La questione del degrado diventa particolarmente tangibile nel momento in cui si osservano le telemetrie, con un occhio di riguardo verso quella registrata da Charles Leclerc. All’interno del grafico realizzato, in cui il pilota monegasco viene direttamente confrontato con Max Verstappen, è possibile notare come il degrado si presenti nel corso dell’ottavo giro e in maniera quasi analoga a quanto mostrato proprio dall’olandese che, però, non sembra accusarlo in maniera così evidente e, soprattutto, repentina. Una volta effettuato il cambio gomme, che ha portato all’adozione di un nuovo treno di mescole dure, il pilota Ferrari è riuscito a registrare tempi più bassi dei precedenti, spingendosi verso prestazioni gradualmente migliori e culminate, come visibile graficamente, nel buon tempo fatto segnare nel corso del diciottesimo giro (cerchiato sulla telemetria) che resta, di fatto, il migliore del secondo stint. Dopo aver provato ad abbassare il ritmo proprio in quell’occasione, il monegasco non si dimostrerà più in grado di ottenere di meglio fino al cambio gomme a causa di un eccessivo surriscaldamento degli pneumatici che ha portato, di conseguenza, ad un precoce e sempre più graduale degrado che non ha lasciato alcuna possibilità di recupero.

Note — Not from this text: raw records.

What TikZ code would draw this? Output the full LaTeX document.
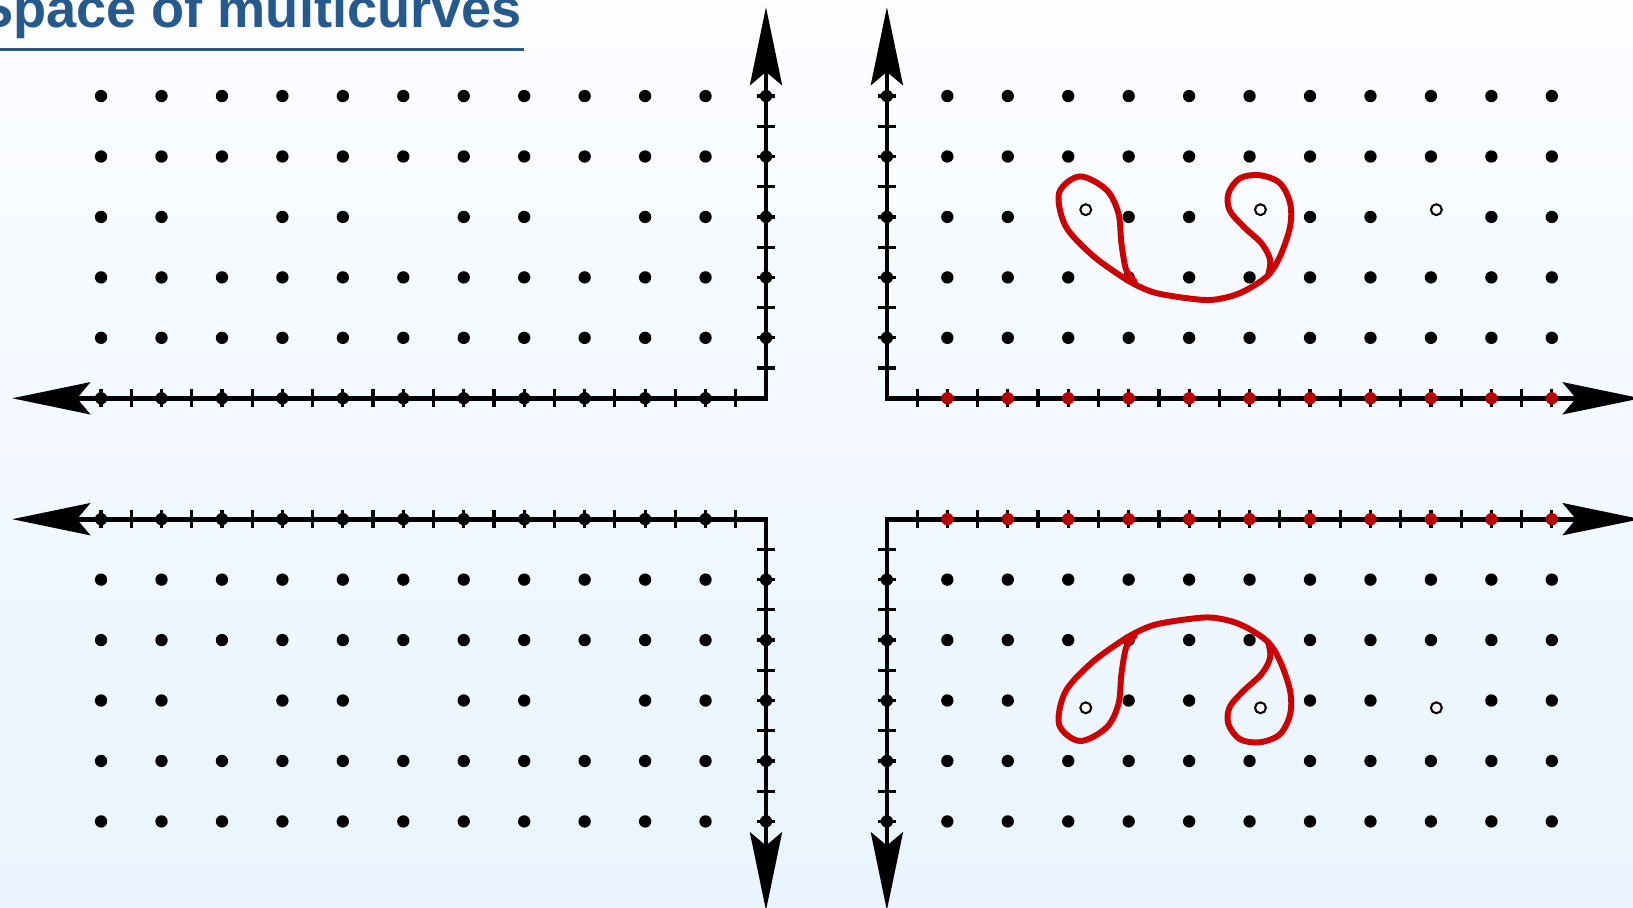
\documentclass[tikz,border=0pt]{standalone}
\usepackage{fontspec}
\setmainfont{Liberation Sans}
\usetikzlibrary{arrows.meta}
\definecolor{titleblue}{RGB}{38,89,140}
\definecolor{curvered}{RGB}{204,0,0}
\definecolor{dotred}{RGB}{180,0,0}
\definecolor{bgtop}{RGB}{252,253,255}
\definecolor{bgbot}{RGB}{233,244,254}
\begin{document}
\begin{tikzpicture}[x=1cm,y=1cm,
  axisline/.style={line width=2.2pt,
    {Stealth[length=1.29cm,width=0.53cm,inset=0.22cm]}-{Stealth[length=1.29cm,width=0.53cm,inset=0.22cm]}},
  tickmark/.style={line width=1.5pt},
  bdot/.style={fill=black},
  rdot/.style={fill=dotred},
  hole/.style={draw=black, line width=0.95pt, fill=white},
  curve/.style={draw=curvered, line width=2.8pt, line cap=round, line join=round}]
\useasboundingbox (-12.672,-8.432) rectangle (14.343,6.589);
\clip (-12.672,-8.432) rectangle (14.343,6.589);
\shade[top color=bgtop, bottom color=bgbot] (-12.672,-8.432) rectangle (14.343,6.589);

% title
\node[anchor=base east, inner sep=0, text=titleblue,
      font=\bfseries\fontsize{25.5}{30}\selectfont] (title) at (-4.03,6.13) {Space of multicurves};
\coordinate (ulA) at (-12.8,5.778);
\coordinate (ulB) at (-4.0,5.778);
\draw[titleblue, line width=1.4pt] (ulA) -- (ulB);

% corners and axis ends
\coordinate (cTL) at (0,0);   \coordinate (tlU) at (0,6.47);   \coordinate (tlL) at (-12.47,0);
\coordinate (cTR) at (2,0);   \coordinate (trU) at (2,6.47);   \coordinate (trR) at (14.47,0);
\coordinate (cBL) at (0,-2);  \coordinate (blD) at (0,-8.47);  \coordinate (blL) at (-12.47,-2);
\coordinate (cBR) at (2,-2);  \coordinate (brD) at (2,-8.47);  \coordinate (brR) at (14.47,-2);

% ticks
\foreach \i in {1,...,23} {
  \draw[tickmark] (-\i/2,-0.15) -- (-\i/2,0.15);
  \draw[tickmark] (-\i/2,-2.15) -- (-\i/2,-1.85);
  \draw[tickmark] (2+\i/2,-0.15) -- (2+\i/2,0.15);
  \draw[tickmark] (2+\i/2,-2.15) -- (2+\i/2,-1.85);
}
\foreach \i in {1,...,11} {
  \draw[tickmark] (-0.15,\i/2) -- (0.15,\i/2);
  \draw[tickmark] (1.85,\i/2) -- (2.15,\i/2);
  \draw[tickmark] (-0.15,-2-\i/2) -- (0.15,-2-\i/2);
  \draw[tickmark] (1.85,-2-\i/2) -- (2.15,-2-\i/2);
}

% axes
\draw[axisline] (tlU) -- (cTL) -- (tlL);
\draw[axisline] (trU) -- (cTR) -- (trR);
\draw[axisline] (blD) -- (cBL) -- (blL);
\draw[axisline] (brD) -- (cBR) -- (brR);

% axis dots
\foreach \i in {1,...,11} {
  \fill[bdot] (-\i,0) circle (0.102);
  \fill[bdot] (-\i,-2) circle (0.102);
  \fill[rdot] (2+\i,0) circle (0.102);
  \fill[rdot] (2+\i,-2) circle (0.102);
}
\foreach \j in {1,...,5} {
  \fill[bdot] (0,\j) circle (0.102);
  \fill[bdot] (2,\j) circle (0.102);
  \fill[bdot] (0,-2-\j) circle (0.102);
  \fill[bdot] (2,-2-\j) circle (0.102);
}

% lattice dots, left quadrants
\foreach \x in {1,...,11} {
  \foreach \y in {1,...,5} {
    \pgfmathtruncatemacro{\skip}{(\y==3 && (\x==3 || \x==6 || \x==9)) ? 1 : 0}
    \ifnum\skip=0
      \fill[bdot] (-\x,\y) circle (0.102);
      \fill[bdot] (-\x,-2-\y) circle (0.102);
    \fi
  }
}
% lattice dots, right quadrants
\foreach \x in {3,...,13} {
  \foreach \y in {1,...,5} {
    \pgfmathtruncatemacro{\skip}{(\y==3 && (\x==5 || \x==8 || \x==11)) ? 1 : 0}
    \ifnum\skip=0
      \fill[bdot] (\x,\y) circle (0.102);
      \fill[bdot] (\x,-2-\y) circle (0.102);
    \fi
  }
}

% red curves
\draw[curve] plot[smooth, tension=0.55] coordinates {
  (6.10,1.93) (5.96,2.12) (5.88,2.56) (5.83,3.06) (5.63,3.45) (5.19,3.67)
  (4.85,3.40) (4.95,2.86) (5.36,2.40) (5.80,2.07) (6.13,1.87) (6.46,1.74)
  (7.01,1.65) (7.40,1.63) (7.84,1.74) (8.28,2.01) (8.50,2.34) (8.67,2.84)
  (8.67,3.23) (8.50,3.56) (8.17,3.69) (7.84,3.64) (7.65,3.39) (7.67,3.11)
  (7.90,2.84) (8.20,2.56) (8.34,2.29) (8.31,2.05)};
\draw[curve] plot[smooth, tension=0.55] coordinates {
  (6.10,-3.93) (5.96,-4.12) (5.88,-4.56) (5.83,-5.06) (5.63,-5.45) (5.19,-5.67)
  (4.85,-5.40) (4.95,-4.86) (5.36,-4.40) (5.80,-4.07) (6.13,-3.87) (6.46,-3.74)
  (7.01,-3.65) (7.40,-3.63) (7.84,-3.74) (8.28,-4.01) (8.50,-4.34) (8.67,-4.84)
  (8.67,-5.23) (8.50,-5.56) (8.17,-5.69) (7.84,-5.64) (7.65,-5.39) (7.67,-5.11)
  (7.90,-4.84) (8.20,-4.56) (8.34,-4.29) (8.31,-4.05)};

% punctures
\foreach \x in {5.29,8.18,11.09} {
  \draw[hole] (\x,3.12) circle (0.09);
  \draw[hole] (\x,-5.12) circle (0.09);
}
\end{tikzpicture}
\end{document}
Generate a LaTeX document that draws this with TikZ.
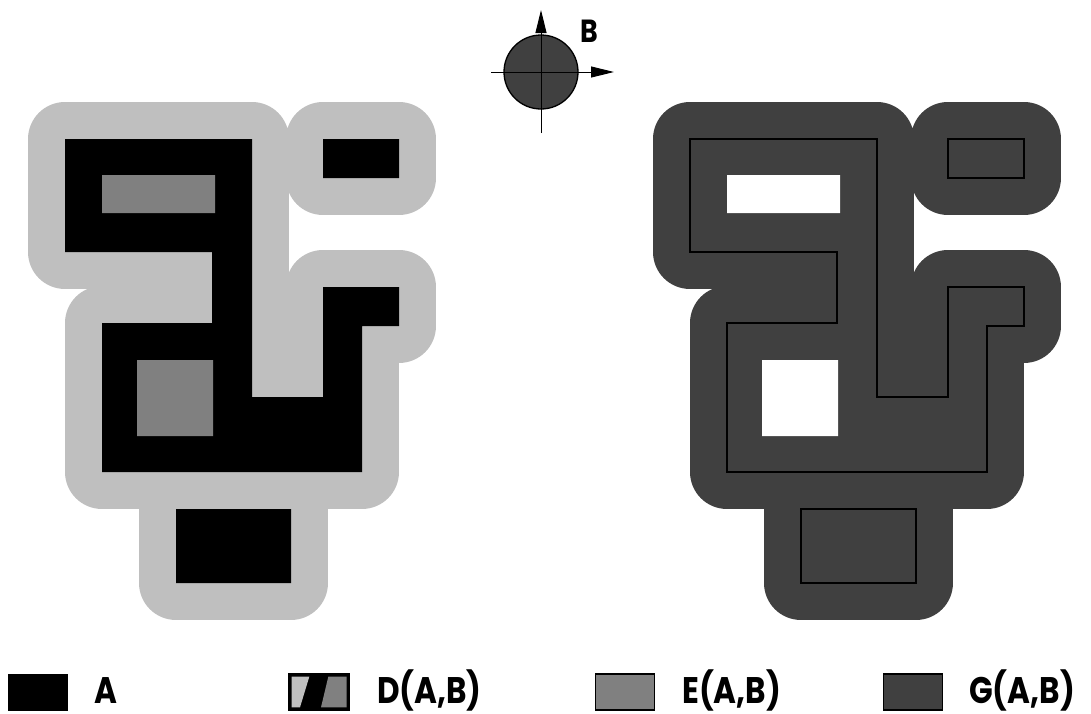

Se si passa, poi, ad osservare i dati telemetrici di Carlos Sainz, fermo restando i dubbi circa la gestione del ritmo imposta dal box e che è stata, con buona probabilità, impostata su una base volutamente più alta, si possono ricavare ulteriori spunti utili a chiarire la situazione corrente in cui la SF-23 sembra versare. Il passo dello spagnolo è caratterizzato da una forte regolarità che non ha messo in luce deficit particolari, forse anche per via del tempo complessivamente più alto mantenuto in gara, senza però esser mai comparabile con quello del competitore più prossimo, ovvero Sergio Perez. A testimoniare la costanza del passo vi è anche il delta, ovvero la differenza di tempo, che intercorre tra lo spagnolo e il messicano, mantenuto costante almeno fino all’ottavo giro e dopo il quale, proprio a causa di un più rapido degrado, si può osservare una crescita nel distacco temporale tra i due piloti in questione.
Al netto di quanto esaminato finora e, soprattutto, in virtù dei dati derivanti dai grafici appena analizzati, è possibile ritenere più che plausibile la problematica relativa al degrado incontrollato che si è manifestato sulla SF-23 nel corso del passato Gran Premio del Bahrein. Al fine di risolvere tale noia, sembra rendersi opportuna una rivisitazione congiunta di aerodinamica e cinematica, entrambe strettamente correlate tra loro attraverso una dipendenza reciproca che porta a registrare variazioni in un’area nel momento in cui si effettuano interventi correttivi in un’altra. Un problema di non facile risoluzione, questo, che riporta alla mente la famosa condizione della coperta corta, ma che può essere affrontata nel momento in cui la comprensione del problema assume la completezza che solo i tanti chilometri e le lunghe analisi post-gara possono portare.